— begin Listing —

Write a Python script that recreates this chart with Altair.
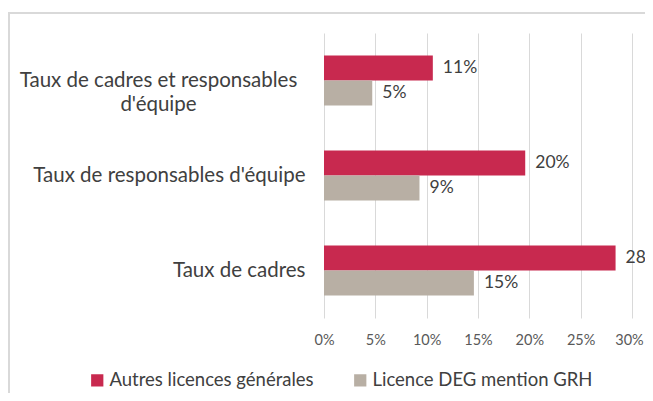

— end Listing —
— begin Listing —

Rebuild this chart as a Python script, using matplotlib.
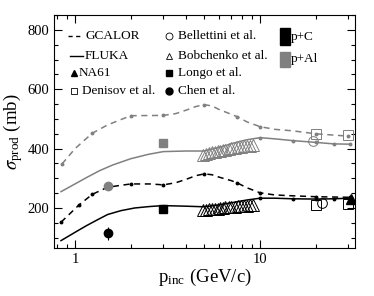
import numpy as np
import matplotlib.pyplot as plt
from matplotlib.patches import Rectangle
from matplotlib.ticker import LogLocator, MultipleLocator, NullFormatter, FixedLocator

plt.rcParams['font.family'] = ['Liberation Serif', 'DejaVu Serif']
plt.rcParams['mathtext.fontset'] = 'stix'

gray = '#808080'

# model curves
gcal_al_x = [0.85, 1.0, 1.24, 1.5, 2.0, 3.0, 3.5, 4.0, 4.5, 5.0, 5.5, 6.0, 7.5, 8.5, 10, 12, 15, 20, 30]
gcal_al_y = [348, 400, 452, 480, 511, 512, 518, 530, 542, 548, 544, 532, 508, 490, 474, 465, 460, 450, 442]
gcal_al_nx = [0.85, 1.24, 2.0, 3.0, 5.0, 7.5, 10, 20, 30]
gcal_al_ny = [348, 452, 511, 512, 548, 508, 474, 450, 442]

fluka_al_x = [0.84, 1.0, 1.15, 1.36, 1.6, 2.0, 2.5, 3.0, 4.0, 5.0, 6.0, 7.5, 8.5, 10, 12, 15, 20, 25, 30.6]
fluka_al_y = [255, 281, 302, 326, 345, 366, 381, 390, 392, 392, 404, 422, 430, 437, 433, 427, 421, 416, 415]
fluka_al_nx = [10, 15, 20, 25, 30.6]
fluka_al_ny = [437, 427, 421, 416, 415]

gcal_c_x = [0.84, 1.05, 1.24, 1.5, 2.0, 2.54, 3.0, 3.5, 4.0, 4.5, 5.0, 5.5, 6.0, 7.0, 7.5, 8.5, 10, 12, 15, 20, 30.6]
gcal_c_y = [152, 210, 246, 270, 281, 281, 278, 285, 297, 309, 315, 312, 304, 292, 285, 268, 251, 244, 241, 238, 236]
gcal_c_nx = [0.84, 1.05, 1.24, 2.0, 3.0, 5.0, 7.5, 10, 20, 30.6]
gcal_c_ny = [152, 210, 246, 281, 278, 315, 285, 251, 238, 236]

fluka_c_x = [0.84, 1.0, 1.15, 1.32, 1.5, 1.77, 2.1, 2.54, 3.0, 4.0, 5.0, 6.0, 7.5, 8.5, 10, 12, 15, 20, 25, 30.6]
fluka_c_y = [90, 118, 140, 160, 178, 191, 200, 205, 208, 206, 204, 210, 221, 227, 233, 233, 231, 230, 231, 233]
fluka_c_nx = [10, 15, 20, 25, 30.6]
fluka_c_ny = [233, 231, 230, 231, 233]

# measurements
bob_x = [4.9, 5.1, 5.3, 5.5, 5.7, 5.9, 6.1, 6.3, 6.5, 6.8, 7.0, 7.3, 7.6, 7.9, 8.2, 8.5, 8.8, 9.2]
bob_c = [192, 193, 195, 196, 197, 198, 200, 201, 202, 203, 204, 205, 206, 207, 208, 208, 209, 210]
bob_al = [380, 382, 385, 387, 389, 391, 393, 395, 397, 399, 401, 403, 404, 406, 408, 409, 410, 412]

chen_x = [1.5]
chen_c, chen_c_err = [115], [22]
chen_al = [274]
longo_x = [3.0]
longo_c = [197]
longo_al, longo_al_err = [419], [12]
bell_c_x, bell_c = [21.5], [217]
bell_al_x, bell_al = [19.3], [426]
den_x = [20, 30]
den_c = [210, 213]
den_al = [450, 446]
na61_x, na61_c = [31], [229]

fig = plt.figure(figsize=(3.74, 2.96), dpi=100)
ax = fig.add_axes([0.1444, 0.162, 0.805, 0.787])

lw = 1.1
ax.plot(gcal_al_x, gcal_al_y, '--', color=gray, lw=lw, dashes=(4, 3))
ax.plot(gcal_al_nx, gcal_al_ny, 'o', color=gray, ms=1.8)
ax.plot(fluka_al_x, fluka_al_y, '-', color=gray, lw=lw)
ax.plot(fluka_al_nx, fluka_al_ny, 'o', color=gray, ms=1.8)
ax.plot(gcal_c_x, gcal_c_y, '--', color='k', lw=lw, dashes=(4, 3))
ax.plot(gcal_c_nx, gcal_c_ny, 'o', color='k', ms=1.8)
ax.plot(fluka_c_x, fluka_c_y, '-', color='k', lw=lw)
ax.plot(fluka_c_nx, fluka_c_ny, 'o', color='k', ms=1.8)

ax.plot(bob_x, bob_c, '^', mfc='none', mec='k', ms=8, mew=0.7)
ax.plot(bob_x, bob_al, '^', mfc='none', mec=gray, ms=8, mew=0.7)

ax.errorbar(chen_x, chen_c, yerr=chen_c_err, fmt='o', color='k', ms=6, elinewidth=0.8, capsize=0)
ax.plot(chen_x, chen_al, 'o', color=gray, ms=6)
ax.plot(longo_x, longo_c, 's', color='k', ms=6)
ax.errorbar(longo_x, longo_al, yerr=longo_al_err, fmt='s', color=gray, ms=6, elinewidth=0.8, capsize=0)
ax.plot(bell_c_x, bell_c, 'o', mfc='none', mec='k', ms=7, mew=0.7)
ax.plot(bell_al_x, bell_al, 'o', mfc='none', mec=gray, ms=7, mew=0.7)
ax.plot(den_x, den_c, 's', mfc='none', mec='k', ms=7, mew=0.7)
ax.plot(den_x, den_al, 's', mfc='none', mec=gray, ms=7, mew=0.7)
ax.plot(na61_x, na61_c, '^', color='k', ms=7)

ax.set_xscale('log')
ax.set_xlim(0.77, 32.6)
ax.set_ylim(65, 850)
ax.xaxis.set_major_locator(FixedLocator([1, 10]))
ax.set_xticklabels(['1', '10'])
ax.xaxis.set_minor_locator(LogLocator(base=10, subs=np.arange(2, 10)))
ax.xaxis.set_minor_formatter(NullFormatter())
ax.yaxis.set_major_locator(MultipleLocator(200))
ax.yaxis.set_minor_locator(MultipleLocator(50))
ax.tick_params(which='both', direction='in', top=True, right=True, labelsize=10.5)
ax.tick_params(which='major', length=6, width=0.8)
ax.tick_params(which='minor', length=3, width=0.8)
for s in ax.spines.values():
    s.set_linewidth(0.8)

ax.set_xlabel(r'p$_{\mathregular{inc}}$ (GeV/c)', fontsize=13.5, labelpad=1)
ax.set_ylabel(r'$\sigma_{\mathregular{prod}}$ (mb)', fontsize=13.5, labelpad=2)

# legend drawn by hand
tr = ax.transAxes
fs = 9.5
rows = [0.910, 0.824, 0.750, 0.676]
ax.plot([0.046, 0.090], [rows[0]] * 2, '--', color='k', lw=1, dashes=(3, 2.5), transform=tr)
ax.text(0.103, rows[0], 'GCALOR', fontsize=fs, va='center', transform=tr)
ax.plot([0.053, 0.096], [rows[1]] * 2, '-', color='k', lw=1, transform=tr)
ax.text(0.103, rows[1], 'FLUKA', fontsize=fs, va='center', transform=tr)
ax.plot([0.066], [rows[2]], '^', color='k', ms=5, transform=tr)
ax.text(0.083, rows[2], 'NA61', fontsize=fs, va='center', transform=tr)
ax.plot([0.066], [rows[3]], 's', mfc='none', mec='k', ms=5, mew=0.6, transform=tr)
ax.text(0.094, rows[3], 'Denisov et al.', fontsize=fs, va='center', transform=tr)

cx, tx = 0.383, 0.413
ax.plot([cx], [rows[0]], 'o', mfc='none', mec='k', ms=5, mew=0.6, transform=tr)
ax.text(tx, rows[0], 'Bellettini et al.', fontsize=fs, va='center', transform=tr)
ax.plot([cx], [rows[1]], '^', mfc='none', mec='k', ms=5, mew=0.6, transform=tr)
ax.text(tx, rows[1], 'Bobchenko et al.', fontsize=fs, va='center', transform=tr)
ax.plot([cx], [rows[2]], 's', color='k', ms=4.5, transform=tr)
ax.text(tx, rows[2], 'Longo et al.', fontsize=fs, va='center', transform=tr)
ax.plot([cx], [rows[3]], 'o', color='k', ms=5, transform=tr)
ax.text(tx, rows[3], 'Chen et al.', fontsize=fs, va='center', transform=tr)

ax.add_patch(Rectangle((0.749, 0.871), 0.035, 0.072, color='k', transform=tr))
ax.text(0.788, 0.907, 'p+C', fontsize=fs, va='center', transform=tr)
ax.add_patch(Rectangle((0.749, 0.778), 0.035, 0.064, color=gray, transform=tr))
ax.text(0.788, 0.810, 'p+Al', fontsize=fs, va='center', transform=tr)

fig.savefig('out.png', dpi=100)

— end Listing —

> What is asked
Look above for the line containing "Rebuild this chart", then write out every line from there down to the line containing "fluka_c_ny = [233, 231, 230, 231, 233]", that line included, with no pictures.

> Written answer
Rebuild this chart as a Python script, using matplotlib.
import numpy as np
import matplotlib.pyplot as plt
from matplotlib.patches import Rectangle
from matplotlib.ticker import LogLocator, MultipleLocator, NullFormatter, FixedLocator

plt.rcParams['font.family'] = ['Liberation Serif', 'DejaVu Serif']
plt.rcParams['mathtext.fontset'] = 'stix'

gray = '#808080'

# model curves
gcal_al_x = [0.85, 1.0, 1.24, 1.5, 2.0, 3.0, 3.5, 4.0, 4.5, 5.0, 5.5, 6.0, 7.5, 8.5, 10, 12, 15, 20, 30]
gcal_al_y = [348, 400, 452, 480, 511, 512, 518, 530, 542, 548, 544, 532, 508, 490, 474, 465, 460, 450, 442]
gcal_al_nx = [0.85, 1.24, 2.0, 3.0, 5.0, 7.5, 10, 20, 30]
gcal_al_ny = [348, 452, 511, 512, 548, 508, 474, 450, 442]

fluka_al_x = [0.84, 1.0, 1.15, 1.36, 1.6, 2.0, 2.5, 3.0, 4.0, 5.0, 6.0, 7.5, 8.5, 10, 12, 15, 20, 25, 30.6]
fluka_al_y = [255, 281, 302, 326, 345, 366, 381, 390, 392, 392, 404, 422, 430, 437, 433, 427, 421, 416, 415]
fluka_al_nx = [10, 15, 20, 25, 30.6]
fluka_al_ny = [437, 427, 421, 416, 415]

gcal_c_x = [0.84, 1.05, 1.24, 1.5, 2.0, 2.54, 3.0, 3.5, 4.0, 4.5, 5.0, 5.5, 6.0, 7.0, 7.5, 8.5, 10, 12, 15, 20, 30.6]
gcal_c_y = [152, 210, 246, 270, 281, 281, 278, 285, 297, 309, 315, 312, 304, 292, 285, 268, 251, 244, 241, 238, 236]
gcal_c_nx = [0.84, 1.05, 1.24, 2.0, 3.0, 5.0, 7.5, 10, 20, 30.6]
gcal_c_ny = [152, 210, 246, 281, 278, 315, 285, 251, 238, 236]

fluka_c_x = [0.84, 1.0, 1.15, 1.32, 1.5, 1.77, 2.1, 2.54, 3.0, 4.0, 5.0, 6.0, 7.5, 8.5, 10, 12, 15, 20, 25, 30.6]
fluka_c_y = [90, 118, 140, 160, 178, 191, 200, 205, 208, 206, 204, 210, 221, 227, 233, 233, 231, 230, 231, 233]
fluka_c_nx = [10, 15, 20, 25, 30.6]
fluka_c_ny = [233, 231, 230, 231, 233]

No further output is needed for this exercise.